**** PROVIDED DATA

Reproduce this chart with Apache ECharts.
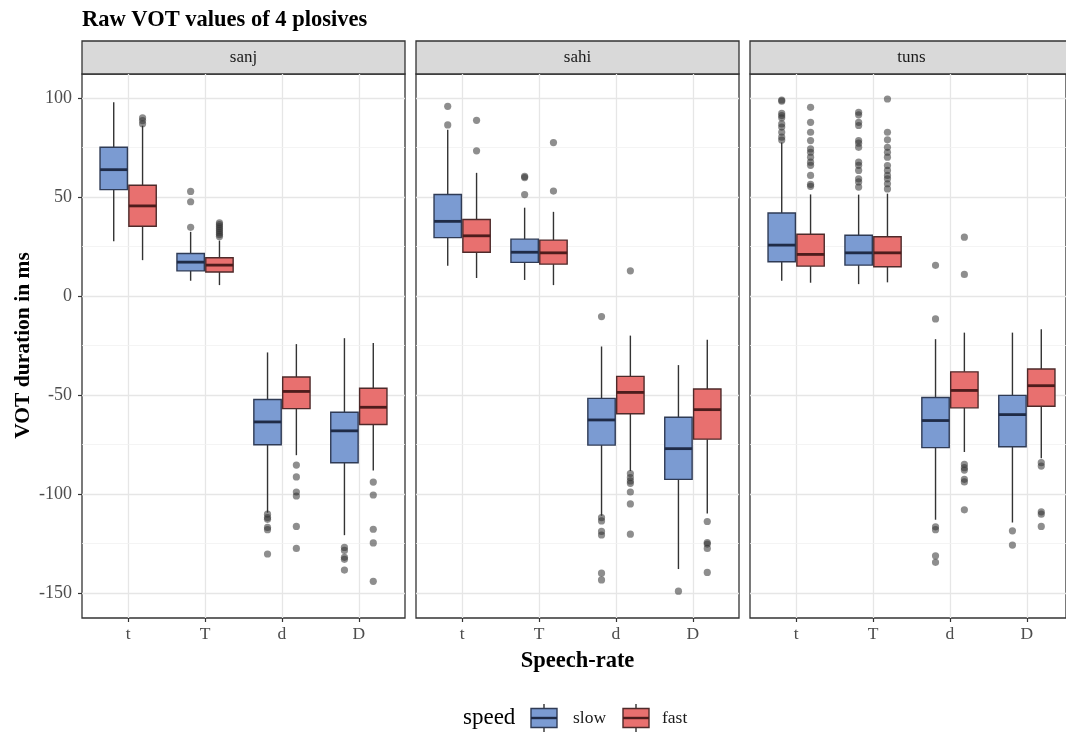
<!DOCTYPE html>
<html>
<head>
<meta charset="utf-8">
<script src="https://cdn.jsdelivr.net/npm/echarts@6/dist/echarts.min.js"></script>
<style>
  html, body { margin: 0; padding: 0; background: #fff; }
  #chart { width: 1066px; height: 733px; }
</style>
</head>
<body>
<div id="chart"></div>
<script>
// ---- data ----
const speakers = ['sanj', 'sahi', 'tuns'];
const plosives = ['t', 'T', 'd', 'D'];
const speeds = ['slow', 'fast'];
const yTickValues = [-150, -100, -50, 0, 50, 100];

// box statistics per plosive: [lower whisker, Q1, median, Q3, upper whisker]
const sanjSlow = [
  [27.7, 53.7, 63.8, 75.1, 97.8],
  [7.7, 12.7, 17.1, 21.5, 32.4],
  [-109.4, -75.1, -63.6, -52.3, -28.5],
  [-120.8, -84.2, -68.1, -58.7, -21.3]
];
const sanjFast = [
  [18.1, 35.2, 45.5, 55.9, 86],
  [5.5, 12.1, 15.6, 19.3, 28],
  [-80.4, -56.9, -48.2, -40.9, -24.3],
  [-88.1, -64.9, -56.2, -46.6, -23.8]
];
const sahiSlow = [
  [15.3, 29.5, 37.7, 51.3, 84],
  [8.1, 17, 22.1, 28.7, 44.6],
  [-111, -75.3, -62.6, -51.7, -25.5],
  [-137.9, -92.6, -77.1, -61.2, -34.9]
];
const sahiFast = [
  [9.1, 22.1, 30.4, 38.6, 62.2],
  [5.5, 16.1, 21.8, 28.2, 42.5],
  [-88.4, -59.5, -48.7, -40.6, -20],
  [-109.8, -72.3, -57.4, -47, -22.1]
];
const tunsSlow = [
  [7.7, 17.3, 25.7, 41.9, 77.5],
  [6, 15.6, 21.8, 30.7, 51.2],
  [-113, -76.6, -62.9, -51.3, -21.8],
  [-114.4, -76.1, -59.9, -50.2, -18.5]
];
const tunsFast = [
  [6.7, 15.1, 21, 31.2, 51.3],
  [6.9, 14.8, 21.8, 29.9, 51.7],
  [-78.8, -56.5, -47.7, -38.3, -18.5],
  [-82, -55.7, -45.3, -36.9, -16.8]
];

// outlying values per plosive (t, T, d, D)
const sanjSlowOut = [
  [],
  [52.8, 47.6, 34.7],
  [-110.2, -111.9, -112.8, -116.9, -118, -130.3],
  [-127, -128.5, -132, -133, -138.4]
];
const sanjFastOut = [
  [90, 88.6, 87],
  [37, 36, 35, 34, 33, 32, 31, 30],
  [-85.4, -91.4, -99, -101, -116.4, -127.5],
  [-94, -100.5, -117.8, -124.7, -144.1]
];
const sahiSlowOut = [
  [95.8, 86.4],
  [60.4, 59.8, 51.2],
  [-10.4, -111.9, -113.6, -118.9, -120.7, -140, -143.4],
  [-149.1]
];
const sahiFastOut = [
  [88.7, 73.3],
  [77.5, 53],
  [12.7, -89.7, -91.7, -93.4, -94.6, -99, -105, -120.3],
  [-113.9, -124.5, -125.3, -127.5, -139.6]
];
const tunsSlowOut = [
  [99, 98.4, 92.3, 91.1, 90, 86.9, 85.3, 82.7, 80.2, 78.8],
  [92.8, 91.5, 87.7, 86.1, 78.5, 77.2, 75.1, 67.6, 66, 63.4, 59.2, 57.6, 55],
  [15.5, -11.6, -116.6, -118, -131.2, -134.5],
  [-118.6, -125.8]
];
const tunsFastOut = [
  [95.3, 87.7, 82.7, 78.5, 74.3, 72.6, 70.1, 67.6, 66, 60.9, 56.4, 55.4],
  [99.5, 82.7, 78.9, 75.1, 72.6, 70.1, 65.9, 63.4, 60.9, 59.2, 56.7, 54.1],
  [29.7, 10.9, -85, -86.7, -87.9, -92.6, -93.9, -108],
  [-84.2, -85.9, -109, -110.2, -116.4]
];

const boxStats = {
  sanj: [sanjSlow, sanjFast],
  sahi: [sahiSlow, sahiFast],
  tuns: [tunsSlow, tunsFast]
};
const outliers = {
  sanj: [sanjSlowOut, sanjFastOut],
  sahi: [sahiSlowOut, sahiFastOut],
  tuns: [tunsSlowOut, tunsFastOut]
};

// ---- layout & style ----
const FONT = '"Liberation Serif", "Times New Roman", serif';
const panelLeft = [82, 416, 750];
const panelW = 323;
const panelTop = 74;
const panelH = 544;
const stripTop = 41;
const stripH = 33;
const pxPerUnit = 1.98;               // vertical pixels per ms
const majorTopY = 98;                 // pixel row of the top major break
const yTop = yTickValues[yTickValues.length - 1] + (majorTopY - panelTop) / pxPerUnit;
const yBottom = yTop - panelH / pxPerUnit;
const expand = 0.6;                   // discrete axis padding, in category units
const catUnit = panelW / (plosives.length - 1 + 2 * expand);

const fills = ['#7b9bd2', '#e8706f'];
const edges = ['#2f3b55', '#4e2a2a'];
const medians = ['#1f2b47', '#4d1c1c'];
const dodge = [-1, 1];

function boxRenderer(s) {
  return function (params, api) {
    const i = api.value(0);
    const bw = api.size([1, 0])[0];
    const cx = api.coord([i, 0])[0] + dodge[s] * bw * 0.1875;
    const half = bw * 0.178;
    const yLo = api.coord([i, api.value(1)])[1];
    const yQ1 = api.coord([i, api.value(2)])[1];
    const yMed = api.coord([i, api.value(3)])[1];
    const yQ3 = api.coord([i, api.value(4)])[1];
    const yHi = api.coord([i, api.value(5)])[1];
    return {
      type: 'group',
      children: [
        { type: 'line', shape: { x1: cx, y1: yHi, x2: cx, y2: yQ3 }, style: { stroke: '#333', lineWidth: 1.4 } },
        { type: 'line', shape: { x1: cx, y1: yQ1, x2: cx, y2: yLo }, style: { stroke: '#333', lineWidth: 1.4 } },
        { type: 'rect', shape: { x: cx - half, y: yQ3, width: 2 * half, height: yQ1 - yQ3 },
          style: { fill: fills[s], stroke: edges[s], lineWidth: 1.4 } },
        { type: 'line', shape: { x1: cx - half, y1: yMed, x2: cx + half, y2: yMed },
          style: { stroke: medians[s], lineWidth: 2.8 } }
      ]
    };
  };
}

function pointRenderer(s) {
  return function (params, api) {
    const i = api.value(0);
    const bw = api.size([1, 0])[0];
    const p = api.coord([i, api.value(1)]);
    return {
      type: 'circle',
      shape: { cx: p[0] + dodge[s] * bw * 0.1875, cy: p[1], r: 3.6 },
      style: { fill: 'rgba(50,50,50,0.55)' }
    };
  };
}

const grids = [], xAxes = [], yAxes = [], series = [], graphics = [];

speakers.forEach(function (sp, p) {
  const L = panelLeft[p];
  const g0 = grids.length;
  // panel frame
  grids.push({ left: L, top: panelTop, width: panelW, height: panelH, show: true,
    backgroundColor: '#fff', borderColor: '#333', borderWidth: 1.3 });
  xAxes.push({ gridIndex: g0, type: 'value', show: false });
  yAxes.push({ gridIndex: g0, type: 'value', show: false });

  // horizontal breaks
  grids.push({ left: L, top: majorTopY, width: panelW, height: (yTickValues[yTickValues.length - 1] - yTickValues[0]) * pxPerUnit });
  xAxes.push({ gridIndex: g0 + 1, type: 'value', show: false, min: 0, max: 1 });
  yAxes.push({
    gridIndex: g0 + 1, type: 'value',
    min: yTickValues[0], max: yTickValues[yTickValues.length - 1], interval: 50,
    axisLine: { show: false, onZero: false },
    axisTick: { show: p === 0, length: 4, lineStyle: { color: '#333', width: 1.2 } },
    axisLabel: { show: p === 0, margin: 10, color: '#4d4d4d', fontSize: 18, fontFamily: FONT },
    splitLine: { show: true, lineStyle: { color: '#e6e6e6', width: 1.3 } },
    minorTick: { show: false, splitNumber: 2 },
    minorSplitLine: { show: true, lineStyle: { color: '#f1f1f1', width: 0.8 } },
    name: p === 0 ? 'VOT duration in ms' : '',
    nameLocation: 'middle', nameGap: 48,
    nameTextStyle: { fontFamily: FONT, fontWeight: 'bold', fontSize: 21.5, color: '#000' },
    z: 1
  });

  // data area with the discrete plosive axis
  grids.push({ left: L + (expand - 0.5) * catUnit, top: panelTop, width: plosives.length * catUnit, height: panelH });
  xAxes.push({
    gridIndex: g0 + 2, type: 'category', data: plosives, boundaryGap: true, position: 'bottom',
    axisLine: { show: false, onZero: false },
    axisTick: { show: true, alignWithLabel: true, length: 4, lineStyle: { color: '#333', width: 1.2 } },
    axisLabel: { margin: 7, color: '#4d4d4d', fontSize: 17.5, fontFamily: FONT },
    splitLine: { show: true, alignWithLabel: true, lineStyle: { color: '#e6e6e6', width: 1.3 } }
  });
  yAxes.push({ gridIndex: g0 + 2, type: 'value', min: yBottom, max: yTop, show: false });

  speeds.forEach(function (spd, s) {
    series.push({
      type: 'custom', name: spd, xAxisIndex: g0 + 2, yAxisIndex: g0 + 2,
      encode: { x: 0, y: [1, 2, 3, 4, 5] },
      data: boxStats[sp][s].map(function (b, i) { return [i].concat(b); }),
      renderItem: boxRenderer(s), z: 3
    });
  });
  speeds.forEach(function (spd, s) {
    const pts = [];
    outliers[sp][s].forEach(function (vals, i) {
      vals.forEach(function (v) { pts.push([i, v]); });
    });
    series.push({
      type: 'custom', name: spd + ' outliers', xAxisIndex: g0 + 2, yAxisIndex: g0 + 2,
      encode: { x: 0, y: 1 },
      data: pts, renderItem: pointRenderer(s), z: 4
    });
  });

  // facet strip
  graphics.push({ type: 'rect', shape: { x: L, y: stripTop, width: panelW, height: stripH },
    style: { fill: '#d9d9d9', stroke: '#333', lineWidth: 1.3 } });
  graphics.push({ type: 'text', x: L + panelW / 2, y: stripTop + stripH / 2,
    style: { text: sp, font: '17px ' + FONT, fill: '#1a1a1a', align: 'center', verticalAlign: 'middle' } });
});

// x-axis title across the facets
graphics.push({ type: 'text', x: (panelLeft[0] + panelLeft[2] + panelW) / 2, y: 661,
  style: { text: 'Speech-rate', font: 'bold 22.5px ' + FONT, fill: '#000', align: 'center', verticalAlign: 'middle' } });

// legend: title plus boxplot keys
const legendY = 718;
graphics.push({ type: 'text', x: 463, y: legendY,
  style: { text: 'speed', font: '23px ' + FONT, fill: '#000', align: 'left', verticalAlign: 'middle' } });
const keyX = [531, 623];
const labelX = [573, 662];
speeds.forEach(function (spd, s) {
  const x = keyX[s];
  graphics.push({ type: 'line', shape: { x1: x + 13, y1: legendY - 14, x2: x + 13, y2: legendY + 14 },
    style: { stroke: '#333', lineWidth: 1.4 } });
  graphics.push({ type: 'rect', shape: { x: x, y: legendY - 9.5, width: 26, height: 19 },
    style: { fill: fills[s], stroke: edges[s], lineWidth: 1.4 } });
  graphics.push({ type: 'line', shape: { x1: x, y1: legendY, x2: x + 26, y2: legendY },
    style: { stroke: medians[s], lineWidth: 2.4 } });
  graphics.push({ type: 'text', x: labelX[s], y: legendY,
    style: { text: spd, font: '17.5px ' + FONT, fill: '#1a1a1a', align: 'left', verticalAlign: 'middle' } });
});

const chart = echarts.init(document.getElementById('chart'), null, { renderer: 'canvas' });
chart.setOption({
  animation: false,
  backgroundColor: '#fff',
  title: {
    text: 'Raw VOT values of 4 plosives', left: 77, top: 4,
    textStyle: { fontFamily: FONT, fontWeight: 'bold', fontSize: 22.5, color: '#000' }
  },
  grid: grids,
  xAxis: xAxes,
  yAxis: yAxes,
  series: series,
  graphic: graphics
});
</script>
</body>
</html>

********

WHAT TO PRODUCE:
Restate the data word for word from its first line through the line with "const yTickValues = [-150, -100, -50, 0, 50, 100];", leaving out any picture along the way.

CORRECT ANSWER:
Reproduce this chart with Apache ECharts.
<!DOCTYPE html>
<html>
<head>
<meta charset="utf-8">
<script src="https://cdn.jsdelivr.net/npm/echarts@6/dist/echarts.min.js"></script>
<style>
  html, body { margin: 0; padding: 0; background: #fff; }
  #chart { width: 1066px; height: 733px; }
</style>
</head>
<body>
<div id="chart"></div>
<script>
// ---- data ----
const speakers = ['sanj', 'sahi', 'tuns'];
const plosives = ['t', 'T', 'd', 'D'];
const speeds = ['slow', 'fast'];
const yTickValues = [-150, -100, -50, 0, 50, 100];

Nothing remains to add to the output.